Why Does TCP Have Sticky and Half Packets? Causes and Effective Solutions

Why TCP Can Produce Sticky and Half Packets

TCP is a stream‑oriented protocol; it does not preserve message boundaries. When data is written to a socket, the kernel may combine several writes into a single segment or split a large write into multiple segments. Consequently the receiver may obtain more or fewer bytes than a logical application message, leading to “sticky packets” (multiple messages merged) or “half packets” (a message received partially).

Sender writes data larger than the socket send buffer – the kernel fragments it.

Receiver reads fewer bytes than were sent, leaving remaining bytes in the receive buffer for the next read.

Application data exceeds the network MTU, causing IP fragmentation.

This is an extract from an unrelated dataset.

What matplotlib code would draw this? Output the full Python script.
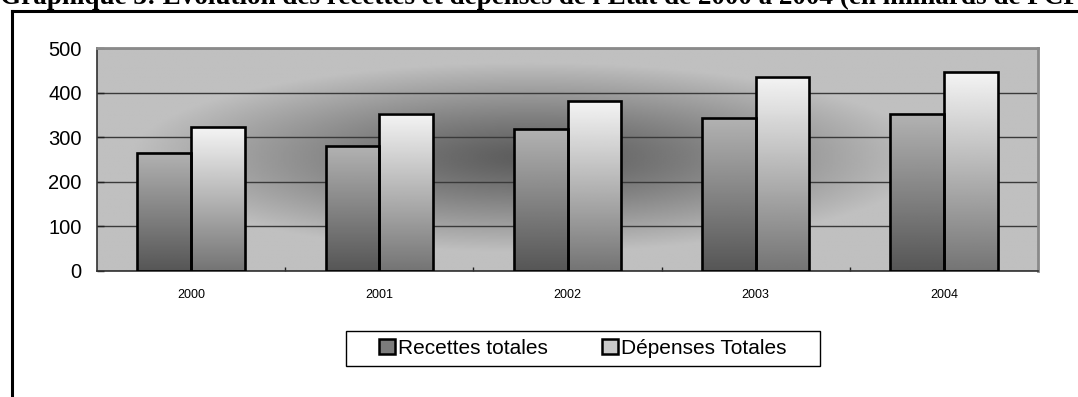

TCP may deliver data in any grouping: one send may be received multiple times or several sends may be coalesced into a single receive.

Because TCP provides a continuous byte stream, the application must define its own message boundaries.

Common Strategies to Delimit Messages

1. Use a Separate Short‑Lived Connection per Request

Open a new TCP connection for each logical request and close it after the response is sent. This guarantees that the bytes on the wire belong to a single message, but the overhead of TCP handshake and teardown makes it inefficient for high‑frequency traffic.

2. Frame the Data Within a Persistent Connection

Encapsulate each logical message into a frame that carries enough information for the receiver to determine where the message ends.

2.1 Fixed‑Length Frames

All frames have the same byte length. The decoder can simply read a fixed number of bytes for each message. In Netty this is implemented by FixedLengthFrameDecoder. This approach is trivial to code but wastes space when the actual payload is shorter than the fixed size.

2.2 Delimiter‑Based Frames

Append a special delimiter (e.g., \n or a custom byte sequence) after each payload. The receiver scans the incoming stream for the delimiter and extracts the bytes before it. Netty provides DelimiterBasedFrameDecoder. No extra padding is needed, but the delimiter must be escaped or avoided inside the payload, which requires additional processing.

2.3 Length‑Field Frames

Prepend a length field that specifies the size of the following payload. A typical format is: [Length][Payload] The length field can be 1, 2, 4, or 8 bytes depending on the maximum expected message size. Netty offers LengthFieldBasedFrameDecoder for decoding and LengthFieldPrepender for encoding. This method allows the receiver to read exactly the number of bytes indicated by the length field, avoiding delimiter‑escaping and minimizing wasted space. The only caveat is that the maximum payload size must be known in advance to choose an appropriate field width.

Among the three framing techniques, length‑field framing provides the best trade‑off between efficiency, simplicity, and robustness, and is therefore the most widely recommended solution.